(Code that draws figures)
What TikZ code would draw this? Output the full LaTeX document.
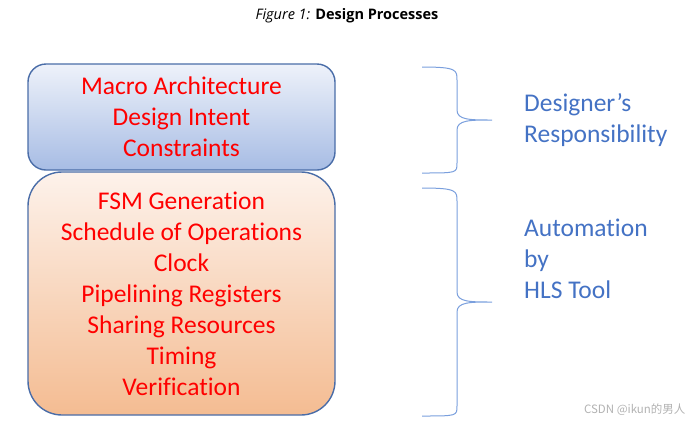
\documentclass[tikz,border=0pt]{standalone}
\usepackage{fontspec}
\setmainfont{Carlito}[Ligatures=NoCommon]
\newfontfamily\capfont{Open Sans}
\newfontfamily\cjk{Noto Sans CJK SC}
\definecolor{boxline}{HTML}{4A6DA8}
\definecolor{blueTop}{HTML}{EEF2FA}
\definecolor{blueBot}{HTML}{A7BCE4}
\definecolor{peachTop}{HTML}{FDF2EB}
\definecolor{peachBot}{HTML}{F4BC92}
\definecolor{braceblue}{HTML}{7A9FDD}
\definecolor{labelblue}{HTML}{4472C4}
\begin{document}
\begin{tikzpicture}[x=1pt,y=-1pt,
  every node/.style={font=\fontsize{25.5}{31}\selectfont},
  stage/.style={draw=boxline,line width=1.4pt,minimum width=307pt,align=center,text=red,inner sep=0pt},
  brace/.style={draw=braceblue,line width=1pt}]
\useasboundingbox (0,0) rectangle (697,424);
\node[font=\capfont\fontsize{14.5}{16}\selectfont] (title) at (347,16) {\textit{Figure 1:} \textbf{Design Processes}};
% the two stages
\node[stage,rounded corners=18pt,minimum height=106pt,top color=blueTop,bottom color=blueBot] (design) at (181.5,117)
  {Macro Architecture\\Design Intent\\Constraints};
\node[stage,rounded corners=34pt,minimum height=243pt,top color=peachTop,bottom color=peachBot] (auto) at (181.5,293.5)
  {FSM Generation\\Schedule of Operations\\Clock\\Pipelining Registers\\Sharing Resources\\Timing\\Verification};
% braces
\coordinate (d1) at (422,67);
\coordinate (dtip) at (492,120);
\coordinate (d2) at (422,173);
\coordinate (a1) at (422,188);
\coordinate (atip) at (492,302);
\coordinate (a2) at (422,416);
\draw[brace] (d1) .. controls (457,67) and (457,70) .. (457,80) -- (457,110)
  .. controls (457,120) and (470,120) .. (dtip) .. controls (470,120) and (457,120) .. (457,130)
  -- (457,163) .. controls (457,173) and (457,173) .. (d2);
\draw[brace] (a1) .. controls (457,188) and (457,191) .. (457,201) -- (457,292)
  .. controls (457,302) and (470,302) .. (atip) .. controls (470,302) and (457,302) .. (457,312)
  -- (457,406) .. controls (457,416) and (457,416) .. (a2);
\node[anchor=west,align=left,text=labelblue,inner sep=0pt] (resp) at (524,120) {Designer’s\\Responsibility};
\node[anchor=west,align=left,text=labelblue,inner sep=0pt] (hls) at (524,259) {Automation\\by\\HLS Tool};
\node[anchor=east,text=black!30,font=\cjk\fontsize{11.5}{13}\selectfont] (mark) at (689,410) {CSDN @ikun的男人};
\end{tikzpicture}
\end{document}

...

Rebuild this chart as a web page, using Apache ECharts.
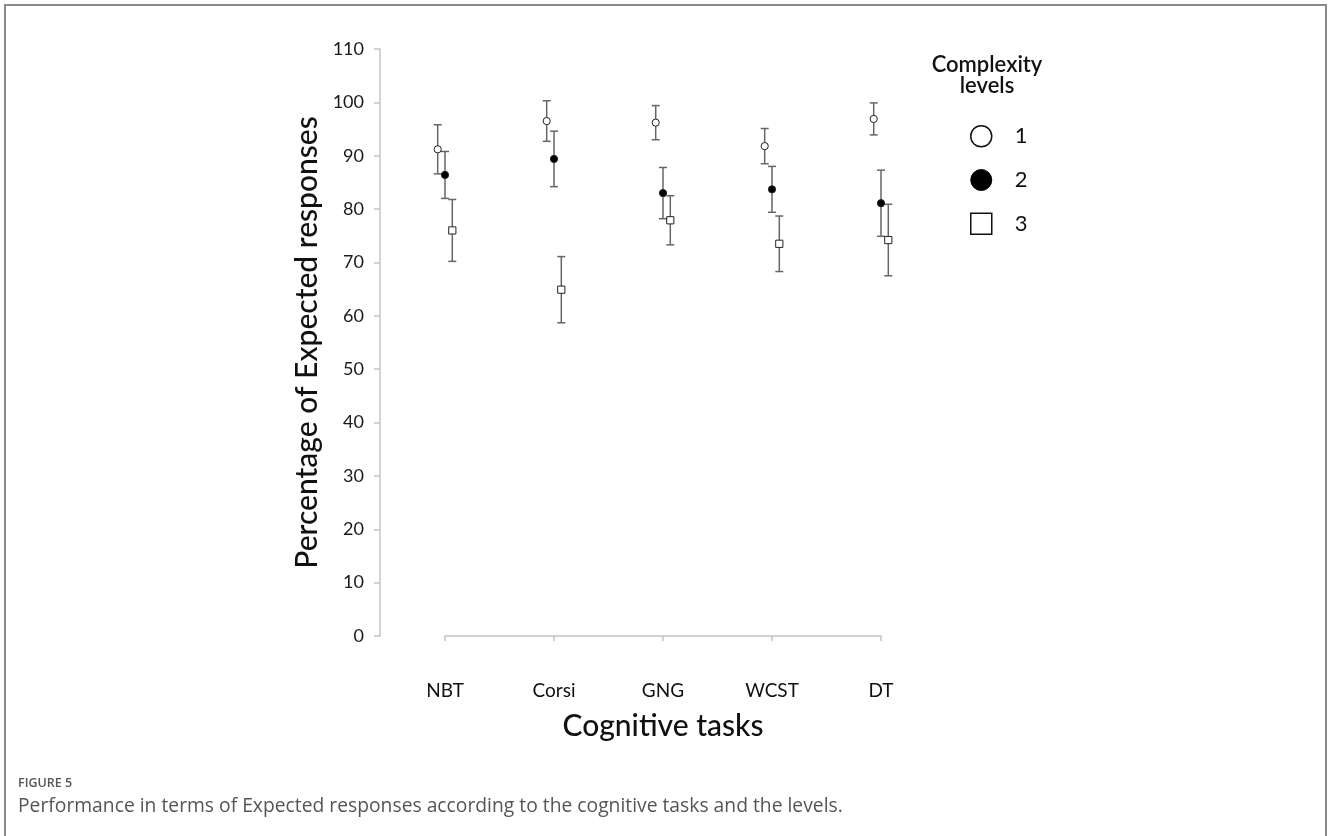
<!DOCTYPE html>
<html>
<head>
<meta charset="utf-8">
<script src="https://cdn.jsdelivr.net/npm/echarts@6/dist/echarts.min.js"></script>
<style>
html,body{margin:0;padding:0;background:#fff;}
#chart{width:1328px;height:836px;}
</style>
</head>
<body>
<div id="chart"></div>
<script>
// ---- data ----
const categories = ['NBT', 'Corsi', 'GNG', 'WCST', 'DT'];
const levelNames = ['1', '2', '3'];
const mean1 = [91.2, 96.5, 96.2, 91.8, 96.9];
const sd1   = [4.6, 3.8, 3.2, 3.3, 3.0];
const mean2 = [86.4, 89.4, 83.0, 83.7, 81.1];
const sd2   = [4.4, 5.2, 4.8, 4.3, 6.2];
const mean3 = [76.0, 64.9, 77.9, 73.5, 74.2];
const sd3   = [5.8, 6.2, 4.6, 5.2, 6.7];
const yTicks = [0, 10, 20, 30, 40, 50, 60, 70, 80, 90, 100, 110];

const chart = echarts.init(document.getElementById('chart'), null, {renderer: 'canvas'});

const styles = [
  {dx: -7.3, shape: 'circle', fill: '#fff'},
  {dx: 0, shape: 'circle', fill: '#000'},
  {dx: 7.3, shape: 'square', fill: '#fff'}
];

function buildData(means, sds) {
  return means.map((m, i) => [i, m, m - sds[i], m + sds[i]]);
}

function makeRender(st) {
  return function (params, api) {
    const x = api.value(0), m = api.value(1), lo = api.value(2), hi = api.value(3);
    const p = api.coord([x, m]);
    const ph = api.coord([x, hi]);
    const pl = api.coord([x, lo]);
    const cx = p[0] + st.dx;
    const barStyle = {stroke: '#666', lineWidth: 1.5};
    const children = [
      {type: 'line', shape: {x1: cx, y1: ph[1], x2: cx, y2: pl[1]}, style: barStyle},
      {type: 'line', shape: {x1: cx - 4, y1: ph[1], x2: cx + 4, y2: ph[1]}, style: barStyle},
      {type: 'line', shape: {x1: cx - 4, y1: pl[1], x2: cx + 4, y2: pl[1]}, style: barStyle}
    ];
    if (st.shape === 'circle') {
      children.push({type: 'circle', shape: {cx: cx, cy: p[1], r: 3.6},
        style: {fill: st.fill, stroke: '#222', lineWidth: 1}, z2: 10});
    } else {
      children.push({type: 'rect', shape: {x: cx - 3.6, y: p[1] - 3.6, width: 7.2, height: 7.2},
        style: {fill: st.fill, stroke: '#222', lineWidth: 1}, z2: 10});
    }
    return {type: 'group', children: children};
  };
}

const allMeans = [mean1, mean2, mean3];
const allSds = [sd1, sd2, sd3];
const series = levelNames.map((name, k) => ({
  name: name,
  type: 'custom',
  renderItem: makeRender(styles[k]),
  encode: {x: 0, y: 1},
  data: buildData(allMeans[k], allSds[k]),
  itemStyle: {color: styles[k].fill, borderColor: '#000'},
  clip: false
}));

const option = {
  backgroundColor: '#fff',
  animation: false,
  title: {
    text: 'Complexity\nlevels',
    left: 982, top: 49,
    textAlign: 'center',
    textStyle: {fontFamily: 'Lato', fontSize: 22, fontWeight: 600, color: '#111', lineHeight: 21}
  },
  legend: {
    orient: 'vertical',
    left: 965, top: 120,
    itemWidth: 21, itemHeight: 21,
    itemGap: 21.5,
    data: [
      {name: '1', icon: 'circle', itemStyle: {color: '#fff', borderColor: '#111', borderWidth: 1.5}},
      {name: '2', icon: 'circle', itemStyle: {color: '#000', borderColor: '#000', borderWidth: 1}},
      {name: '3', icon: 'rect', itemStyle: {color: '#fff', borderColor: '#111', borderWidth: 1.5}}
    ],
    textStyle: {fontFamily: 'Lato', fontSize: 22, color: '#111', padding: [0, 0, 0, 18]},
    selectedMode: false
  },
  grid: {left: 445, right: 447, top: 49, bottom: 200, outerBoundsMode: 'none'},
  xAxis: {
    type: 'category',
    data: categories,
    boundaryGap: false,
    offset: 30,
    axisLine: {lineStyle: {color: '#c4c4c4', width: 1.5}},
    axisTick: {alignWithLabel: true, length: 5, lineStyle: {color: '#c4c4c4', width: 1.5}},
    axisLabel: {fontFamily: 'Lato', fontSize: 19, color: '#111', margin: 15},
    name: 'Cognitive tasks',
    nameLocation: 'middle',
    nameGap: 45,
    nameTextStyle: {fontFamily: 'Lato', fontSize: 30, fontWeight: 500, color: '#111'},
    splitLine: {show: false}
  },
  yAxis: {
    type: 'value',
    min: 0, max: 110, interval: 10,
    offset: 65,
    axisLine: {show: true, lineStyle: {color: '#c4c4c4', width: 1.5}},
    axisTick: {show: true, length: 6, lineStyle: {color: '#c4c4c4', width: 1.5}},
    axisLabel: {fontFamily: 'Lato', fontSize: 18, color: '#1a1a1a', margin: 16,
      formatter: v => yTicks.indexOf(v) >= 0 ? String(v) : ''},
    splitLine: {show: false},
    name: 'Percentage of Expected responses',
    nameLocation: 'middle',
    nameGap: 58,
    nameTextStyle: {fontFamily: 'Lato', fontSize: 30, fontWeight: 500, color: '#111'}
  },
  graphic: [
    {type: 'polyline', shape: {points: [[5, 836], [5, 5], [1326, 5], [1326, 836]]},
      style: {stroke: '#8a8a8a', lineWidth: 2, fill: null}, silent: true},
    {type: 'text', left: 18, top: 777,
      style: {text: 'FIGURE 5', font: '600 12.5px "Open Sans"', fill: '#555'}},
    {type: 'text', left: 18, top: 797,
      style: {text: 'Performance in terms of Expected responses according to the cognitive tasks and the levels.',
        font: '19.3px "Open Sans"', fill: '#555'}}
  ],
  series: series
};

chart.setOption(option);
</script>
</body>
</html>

...

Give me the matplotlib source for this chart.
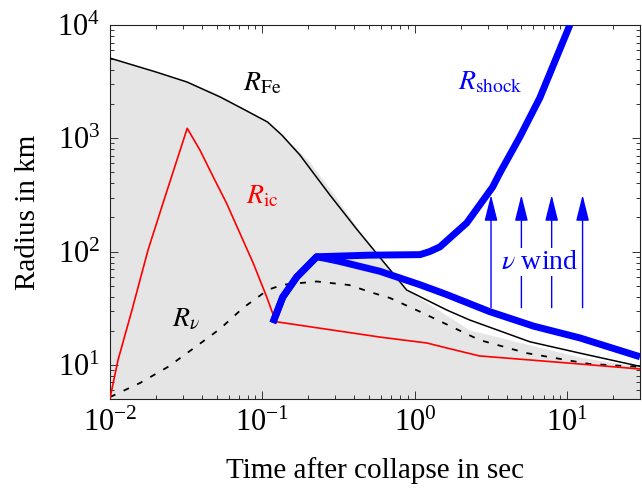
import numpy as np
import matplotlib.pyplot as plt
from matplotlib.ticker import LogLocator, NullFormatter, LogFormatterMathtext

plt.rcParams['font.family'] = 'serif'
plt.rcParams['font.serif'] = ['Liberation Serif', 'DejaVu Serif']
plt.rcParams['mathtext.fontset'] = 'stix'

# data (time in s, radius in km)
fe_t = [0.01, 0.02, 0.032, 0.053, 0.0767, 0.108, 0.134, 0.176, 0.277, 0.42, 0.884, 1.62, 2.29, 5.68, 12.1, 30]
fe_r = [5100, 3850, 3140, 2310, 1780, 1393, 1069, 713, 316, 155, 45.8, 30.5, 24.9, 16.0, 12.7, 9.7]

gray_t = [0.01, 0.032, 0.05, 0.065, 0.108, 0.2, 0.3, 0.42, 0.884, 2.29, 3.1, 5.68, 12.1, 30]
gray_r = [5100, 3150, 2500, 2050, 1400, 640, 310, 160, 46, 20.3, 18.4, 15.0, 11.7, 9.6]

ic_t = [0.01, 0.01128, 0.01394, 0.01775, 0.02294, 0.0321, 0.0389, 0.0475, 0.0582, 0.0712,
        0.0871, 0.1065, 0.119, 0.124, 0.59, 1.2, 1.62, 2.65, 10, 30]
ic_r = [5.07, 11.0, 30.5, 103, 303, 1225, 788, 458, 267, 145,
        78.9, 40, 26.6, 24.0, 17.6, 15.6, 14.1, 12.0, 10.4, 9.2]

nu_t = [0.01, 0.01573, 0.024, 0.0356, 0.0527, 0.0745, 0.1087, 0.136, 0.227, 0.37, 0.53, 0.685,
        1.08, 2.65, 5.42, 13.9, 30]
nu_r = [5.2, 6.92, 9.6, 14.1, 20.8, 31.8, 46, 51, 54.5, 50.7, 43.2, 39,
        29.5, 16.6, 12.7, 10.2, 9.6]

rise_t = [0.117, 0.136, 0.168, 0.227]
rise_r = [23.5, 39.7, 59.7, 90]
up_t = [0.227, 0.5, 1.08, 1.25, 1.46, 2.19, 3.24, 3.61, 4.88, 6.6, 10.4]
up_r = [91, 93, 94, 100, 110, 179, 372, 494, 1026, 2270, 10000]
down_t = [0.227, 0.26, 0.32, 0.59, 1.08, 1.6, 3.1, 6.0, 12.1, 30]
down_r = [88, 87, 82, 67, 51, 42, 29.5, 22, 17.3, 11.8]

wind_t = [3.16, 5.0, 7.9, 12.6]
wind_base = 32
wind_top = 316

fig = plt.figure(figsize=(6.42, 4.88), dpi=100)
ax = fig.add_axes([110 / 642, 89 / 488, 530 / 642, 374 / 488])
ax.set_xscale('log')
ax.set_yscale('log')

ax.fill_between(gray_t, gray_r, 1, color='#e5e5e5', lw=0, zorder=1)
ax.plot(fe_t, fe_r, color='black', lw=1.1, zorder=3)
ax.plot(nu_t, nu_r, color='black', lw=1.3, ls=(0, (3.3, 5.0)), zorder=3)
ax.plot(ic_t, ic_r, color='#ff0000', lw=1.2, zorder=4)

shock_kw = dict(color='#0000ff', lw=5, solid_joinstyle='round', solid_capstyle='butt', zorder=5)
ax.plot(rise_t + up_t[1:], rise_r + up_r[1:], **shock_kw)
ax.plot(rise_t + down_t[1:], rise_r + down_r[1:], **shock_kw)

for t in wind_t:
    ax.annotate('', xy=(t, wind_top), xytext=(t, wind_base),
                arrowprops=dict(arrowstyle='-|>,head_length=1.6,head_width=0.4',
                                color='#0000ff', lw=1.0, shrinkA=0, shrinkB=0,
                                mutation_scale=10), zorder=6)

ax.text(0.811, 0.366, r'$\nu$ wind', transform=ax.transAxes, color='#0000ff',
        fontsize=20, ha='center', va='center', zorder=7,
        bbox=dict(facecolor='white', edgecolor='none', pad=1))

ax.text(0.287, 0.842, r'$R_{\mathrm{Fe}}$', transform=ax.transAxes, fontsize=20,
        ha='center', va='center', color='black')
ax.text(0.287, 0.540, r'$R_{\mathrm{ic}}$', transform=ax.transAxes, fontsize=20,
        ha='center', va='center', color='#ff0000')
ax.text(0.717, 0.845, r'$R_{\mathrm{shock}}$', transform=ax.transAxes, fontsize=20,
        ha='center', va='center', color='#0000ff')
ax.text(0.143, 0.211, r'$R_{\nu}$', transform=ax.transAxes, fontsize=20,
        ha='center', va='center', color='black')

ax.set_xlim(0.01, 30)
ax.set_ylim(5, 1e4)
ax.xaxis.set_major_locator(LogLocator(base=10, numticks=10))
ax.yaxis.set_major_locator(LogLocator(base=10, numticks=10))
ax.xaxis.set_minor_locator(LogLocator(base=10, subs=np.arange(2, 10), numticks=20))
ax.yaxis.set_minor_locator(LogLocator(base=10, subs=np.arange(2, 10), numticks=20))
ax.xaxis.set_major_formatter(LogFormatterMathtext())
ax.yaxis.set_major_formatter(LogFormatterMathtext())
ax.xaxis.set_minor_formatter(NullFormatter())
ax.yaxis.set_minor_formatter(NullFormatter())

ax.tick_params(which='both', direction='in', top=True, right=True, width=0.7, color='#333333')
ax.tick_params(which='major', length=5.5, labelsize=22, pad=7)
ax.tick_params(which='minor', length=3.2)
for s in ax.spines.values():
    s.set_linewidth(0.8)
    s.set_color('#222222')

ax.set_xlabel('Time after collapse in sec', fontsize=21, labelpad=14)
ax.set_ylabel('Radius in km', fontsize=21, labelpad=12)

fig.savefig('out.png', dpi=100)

EXERCISE:
Of the lines above, copy only those from the one holding "Give me the matplotlib source for this chart." to the one holding "wind_top = 316", both included, and exclude every image.

RESPONSE TO THIS EXERCISE:
Give me the matplotlib source for this chart.
import numpy as np
import matplotlib.pyplot as plt
from matplotlib.ticker import LogLocator, NullFormatter, LogFormatterMathtext

plt.rcParams['font.family'] = 'serif'
plt.rcParams['font.serif'] = ['Liberation Serif', 'DejaVu Serif']
plt.rcParams['mathtext.fontset'] = 'stix'

# data (time in s, radius in km)
fe_t = [0.01, 0.02, 0.032, 0.053, 0.0767, 0.108, 0.134, 0.176, 0.277, 0.42, 0.884, 1.62, 2.29, 5.68, 12.1, 30]
fe_r = [5100, 3850, 3140, 2310, 1780, 1393, 1069, 713, 316, 155, 45.8, 30.5, 24.9, 16.0, 12.7, 9.7]

gray_t = [0.01, 0.032, 0.05, 0.065, 0.108, 0.2, 0.3, 0.42, 0.884, 2.29, 3.1, 5.68, 12.1, 30]
gray_r = [5100, 3150, 2500, 2050, 1400, 640, 310, 160, 46, 20.3, 18.4, 15.0, 11.7, 9.6]

ic_t = [0.01, 0.01128, 0.01394, 0.01775, 0.02294, 0.0321, 0.0389, 0.0475, 0.0582, 0.0712,
        0.0871, 0.1065, 0.119, 0.124, 0.59, 1.2, 1.62, 2.65, 10, 30]
ic_r = [5.07, 11.0, 30.5, 103, 303, 1225, 788, 458, 267, 145,
        78.9, 40, 26.6, 24.0, 17.6, 15.6, 14.1, 12.0, 10.4, 9.2]

nu_t = [0.01, 0.01573, 0.024, 0.0356, 0.0527, 0.0745, 0.1087, 0.136, 0.227, 0.37, 0.53, 0.685,
        1.08, 2.65, 5.42, 13.9, 30]
nu_r = [5.2, 6.92, 9.6, 14.1, 20.8, 31.8, 46, 51, 54.5, 50.7, 43.2, 39,
        29.5, 16.6, 12.7, 10.2, 9.6]

rise_t = [0.117, 0.136, 0.168, 0.227]
rise_r = [23.5, 39.7, 59.7, 90]
up_t = [0.227, 0.5, 1.08, 1.25, 1.46, 2.19, 3.24, 3.61, 4.88, 6.6, 10.4]
up_r = [91, 93, 94, 100, 110, 179, 372, 494, 1026, 2270, 10000]
down_t = [0.227, 0.26, 0.32, 0.59, 1.08, 1.6, 3.1, 6.0, 12.1, 30]
down_r = [88, 87, 82, 67, 51, 42, 29.5, 22, 17.3, 11.8]

wind_t = [3.16, 5.0, 7.9, 12.6]
wind_base = 32
wind_top = 316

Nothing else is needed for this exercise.